When you say, “Six years,” out loud, it doesn’t sound like a long time, especially when you start to get a little bit older. But when you apply it to a life, six years is a long time. Six years ago today, I had a different job, a different girlfriend, a different home – in short, a completely different life. And six years ago today, Cake released Showroom Of Compassion. And they haven’t released anything since. See, six years is a really long time in the life of a rock band, too.
Here’s the thing about trying to review an album by Cake: just write, “it sounds like an album by Cake,” and everyone knows what you mean. This is a band whose one big hit was written by a guy in the band who is neither their regular songwriter nor their lead singer. So you get the casual fan saying, “Oh, yeah? Cake? Good band. I love ‘Going The Distance.’ Great song!” Trouble is, though it’s their most well-known song, it’s not a John McCrea song, so it doesn’t sound like most of their output. That said, if you have someone who has listened to a couple records by the band and has some familiarity, you can just say, “It sounds like a Cake album,” and they’ll nod knowingly. This is good whether you like the band or not because you can immediately make an assessment about whether or not it’s worth your time and money.
That said, Showroom Of Compassion sounds like a Cake album… almost. It sounds like Cake-by-numbers, like someone took all the ingredients, mixed ’em up, but they didn’t all go together quite the way they should. Part of that is because the band attempted to do a couple of things differently on this album while still very much maintaining the idiosyncrasies they’d developed over a fifteen year career. You’ve got a solo piano intro to the instrumental “Teenage Pregancy” that smacks of Beethoven‘s “Moonlight Sonata.” There is a string quartet employed liberally on “Italian Guy” which seems out of place.
I’m not one of these stodgy fans that says, “This is the way this band sounds and how it should always sound and they shouldn’t do anything different, ever!” Some of my favorite bands and artists change things up record to record – Elvis Costello, David Bowie, Crash Test Dummies. No two albums sound the same. But this record still sounds very much like a Cake album, though it seems like there are moments where someone said, “Let’s try to make it sound less like every other album we’ve ever created.” It comes off as a half-hearted effort that only occasionally works. So what we end up with is a Cake album with unexpected guests. And we all know that the wrong guest can ruin the party.

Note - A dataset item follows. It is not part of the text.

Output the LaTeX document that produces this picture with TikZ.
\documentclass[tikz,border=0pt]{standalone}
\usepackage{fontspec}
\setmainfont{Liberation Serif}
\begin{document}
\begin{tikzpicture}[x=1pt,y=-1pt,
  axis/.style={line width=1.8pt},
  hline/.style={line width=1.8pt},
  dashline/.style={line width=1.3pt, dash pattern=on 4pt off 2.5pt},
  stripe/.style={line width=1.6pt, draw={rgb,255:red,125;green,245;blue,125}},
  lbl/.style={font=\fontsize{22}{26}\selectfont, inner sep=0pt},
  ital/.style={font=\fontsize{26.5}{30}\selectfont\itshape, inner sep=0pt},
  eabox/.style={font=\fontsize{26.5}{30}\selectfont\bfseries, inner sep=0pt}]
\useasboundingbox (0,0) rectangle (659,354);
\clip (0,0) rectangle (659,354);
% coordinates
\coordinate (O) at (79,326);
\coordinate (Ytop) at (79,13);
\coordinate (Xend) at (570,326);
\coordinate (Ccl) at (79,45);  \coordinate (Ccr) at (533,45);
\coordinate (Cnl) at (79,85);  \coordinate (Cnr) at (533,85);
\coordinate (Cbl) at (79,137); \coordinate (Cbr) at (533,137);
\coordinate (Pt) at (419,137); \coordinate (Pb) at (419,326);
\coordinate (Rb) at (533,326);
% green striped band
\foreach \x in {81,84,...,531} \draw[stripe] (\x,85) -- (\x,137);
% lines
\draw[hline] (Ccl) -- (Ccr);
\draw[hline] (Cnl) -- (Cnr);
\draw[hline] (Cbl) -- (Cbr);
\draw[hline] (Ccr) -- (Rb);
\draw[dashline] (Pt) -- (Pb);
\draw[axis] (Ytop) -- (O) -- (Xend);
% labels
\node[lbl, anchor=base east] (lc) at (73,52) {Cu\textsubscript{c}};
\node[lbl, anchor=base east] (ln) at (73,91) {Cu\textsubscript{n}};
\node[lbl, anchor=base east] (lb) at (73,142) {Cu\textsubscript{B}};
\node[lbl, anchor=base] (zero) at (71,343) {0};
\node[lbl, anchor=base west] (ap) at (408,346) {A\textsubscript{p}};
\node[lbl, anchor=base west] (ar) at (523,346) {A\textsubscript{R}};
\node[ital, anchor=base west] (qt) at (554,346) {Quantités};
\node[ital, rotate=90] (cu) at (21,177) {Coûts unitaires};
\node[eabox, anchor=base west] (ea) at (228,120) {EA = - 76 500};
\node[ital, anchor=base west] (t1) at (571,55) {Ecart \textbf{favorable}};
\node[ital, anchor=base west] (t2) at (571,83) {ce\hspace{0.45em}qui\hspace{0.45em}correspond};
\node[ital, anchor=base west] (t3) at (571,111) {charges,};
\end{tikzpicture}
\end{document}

Which is not to say that this album is a ruin. Far from it. I know it seems like I’m hemming-and-hawing quite a bit, but this is a tricky album from a lot of standpoints. I could just say, “Sounds like a Cake album,” and I wouldn’t be wrong and everyone would know what I mean. But it also sounds a little bit off from every other record the band put out previously. They’re a different sounding band to begin with – not many rock bands have a full-time trumpet player who shows up on the majority of their songs – and with this album, they sound… differenter? Still clearly John McCrea & Co., but maybe with a new head of marketing division.

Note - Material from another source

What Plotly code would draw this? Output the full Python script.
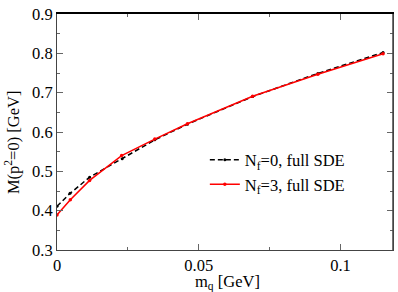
import plotly.graph_objects as go

mq_nf0 = [0.0, 0.0046, 0.0115, 0.023, 0.0345, 0.046, 0.069, 0.092, 0.115]
M_nf0 = [0.411, 0.444, 0.485, 0.532, 0.580, 0.620, 0.690, 0.749, 0.802]
mq_nf3 = [0.0, 0.0047, 0.0115, 0.0228, 0.0345, 0.046, 0.069, 0.092, 0.115]
M_nf3 = [0.389, 0.428, 0.477, 0.540, 0.582, 0.621, 0.691, 0.747, 0.799]
x_ticks = [0, 0.05, 0.1]
x_ticklabels = ["0", "0.05", "0.1"]
y_ticks = [0.3, 0.4, 0.5, 0.6, 0.7, 0.8, 0.9]
y_ticklabels = ["0.3", "0.4", "0.5", "0.6", "0.7", "0.8", "0.9"]
x_range = [0, 0.1185]
y_range = [0.3, 0.9]

font = "Liberation Serif, Times New Roman, serif"

fig = go.Figure()
fig.add_trace(go.Scatter(x=mq_nf0, y=M_nf0, mode="lines+markers",
                         name="N<sub>f</sub>=0, full SDE",
                         line=dict(color="black", width=1.5, dash="5px,3px"),
                         marker=dict(color="black", size=3)))
fig.add_trace(go.Scatter(x=mq_nf3, y=M_nf3, mode="lines+markers",
                         name="N<sub>f</sub>=3, full SDE",
                         line=dict(color="#ff0000", width=1.5),
                         marker=dict(color="#ff0000", size=3.5)))

axis_common = dict(showline=True, linecolor="#444", linewidth=1,
                   ticks="inside", ticklen=6, tickwidth=1, tickcolor="#666",
                   showgrid=False, zeroline=False, ticklabeloverflow="allow",
                   tickfont=dict(family=font, size=16.5, color="black"))
xminor = dict(ticks="inside", ticklen=3, dtick=0.025, tick0=0, tickcolor="#666", showgrid=False)
yminor = dict(ticks="inside", ticklen=3, dtick=0.05, tick0=0.3, tickcolor="#666", showgrid=False)

fig.update_layout(
    xaxis=dict(range=x_range, tickvals=x_ticks, ticktext=x_ticklabels, minor=xminor, **axis_common),
    yaxis=dict(range=y_range, tickvals=y_ticks, ticktext=y_ticklabels, minor=yminor, **axis_common),
    xaxis2=dict(range=x_range, tickvals=x_ticks, minor=xminor, overlaying="x", side="top",
                anchor="y", showticklabels=False, **axis_common),
    yaxis2=dict(range=y_range, tickvals=y_ticks, minor=yminor, overlaying="y", side="right",
                anchor="x", showticklabels=False, **axis_common),
)
# invisible helper trace so the mirrored axes are drawn
fig.add_trace(go.Scatter(x=[x_range[0]], y=[y_range[0]], xaxis="x2", yaxis="y2",
                         mode="markers", marker=dict(opacity=0), showlegend=False,
                         hoverinfo="skip"))
fig.layout.xaxis2.linecolor = "black"
fig.layout.xaxis2.linewidth = 1.5

# right frame edge
fig.add_shape(type="line", xref="paper", yref="paper", x0=1, x1=1, y0=0, y1=1,
              line=dict(color="#444", width=1.5))

fig.add_annotation(text="M(p<sup>2</sup>=0) [GeV]", xref="paper", yref="paper",
                   x=-0.134, y=0.457, xanchor="center", yanchor="middle",
                   textangle=-90, showarrow=False,
                   font=dict(family=font, size=16.5, color="black"))
fig.add_annotation(text="m<sub>q</sub> [GeV]", xref="paper", yref="paper",
                   x=0.506, y=-0.138, xanchor="center", yanchor="middle",
                   showarrow=False,
                   font=dict(family=font, size=16.5, color="black"))
fig.update_layout(width=398, height=292, margin=dict(l=57, r=5, t=7, b=42),
                  plot_bgcolor="white", paper_bgcolor="white",
                  font=dict(family=font, size=16.5, color="black"),
                  legend=dict(x=0.44, y=0.455, xanchor="left", yanchor="top",
                              bgcolor="rgba(0,0,0,0)", font=dict(family=font, size=16.5),
                              itemwidth=30, tracegroupgap=0))
fig.write_html("out.html", config={"displayModeBar": False},
               post_script=("document.body.style.margin='0';"
                            "document.body.style.overflow='hidden';"
                            "document.documentElement.style.overflow='hidden';"))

The album charted at number 1 in the U.S., their only record to do so, but none of the singles off the album charted at all. My guess is that Cake fans had been waiting almost seven years since ’04’s Pressure Chief and so they bought up the new release as soon as it hit shelves. I know I did. But it’s only just now, six years later, in preparation for writing this review that I’ve gotten to know the album well. I like it. It’s got everything I like about Cake’s music: McCrea’s laconic, sardonic delivery, heavy walking bass throughout, sparse instrumentation, a capable but unobtrusive drummer, lyrics that seem more like sketches than fully formed ideas. But then we’ve got piano and string quartets so after half a dozen listens, something still seems slightly off.

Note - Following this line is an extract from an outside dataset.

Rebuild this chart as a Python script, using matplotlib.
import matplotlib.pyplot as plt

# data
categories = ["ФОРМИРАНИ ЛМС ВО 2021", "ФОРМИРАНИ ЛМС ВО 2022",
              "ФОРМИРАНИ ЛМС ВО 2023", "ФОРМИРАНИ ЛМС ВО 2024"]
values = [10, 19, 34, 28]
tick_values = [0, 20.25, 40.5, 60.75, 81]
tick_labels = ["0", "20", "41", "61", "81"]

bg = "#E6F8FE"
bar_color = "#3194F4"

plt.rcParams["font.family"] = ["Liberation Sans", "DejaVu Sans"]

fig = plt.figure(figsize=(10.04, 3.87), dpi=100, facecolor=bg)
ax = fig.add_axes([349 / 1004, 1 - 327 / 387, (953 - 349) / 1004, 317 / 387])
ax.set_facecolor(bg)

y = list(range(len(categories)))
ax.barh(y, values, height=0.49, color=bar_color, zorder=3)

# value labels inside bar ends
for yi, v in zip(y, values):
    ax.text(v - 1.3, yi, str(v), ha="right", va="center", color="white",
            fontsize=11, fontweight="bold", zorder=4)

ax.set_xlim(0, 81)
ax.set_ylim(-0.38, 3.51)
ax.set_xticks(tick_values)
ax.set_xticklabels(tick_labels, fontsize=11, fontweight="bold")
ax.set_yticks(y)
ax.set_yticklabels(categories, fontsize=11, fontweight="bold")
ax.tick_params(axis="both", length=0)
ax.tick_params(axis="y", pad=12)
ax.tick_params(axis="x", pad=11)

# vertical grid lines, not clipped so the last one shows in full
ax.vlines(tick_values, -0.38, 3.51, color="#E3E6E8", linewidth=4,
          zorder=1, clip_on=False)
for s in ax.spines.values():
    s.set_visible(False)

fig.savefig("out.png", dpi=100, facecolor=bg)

My favorite moment on the whole record is the segue from “Bound Away” to “The Winter” where, if you’re not listening closely, you can be excused for mistaking the latter for a continuation of the former. And this is a really specific moment – it’s about ten seconds toward the end of the album – and it’s not particularly Cake-like. But it is brilliant.
So the point I made to open the second paragraph still stands: It sounds like a Cake album, so you already know what it sounds like. I just wanted to let you know it sounds a little different from every other Cake album you’ve heard, too.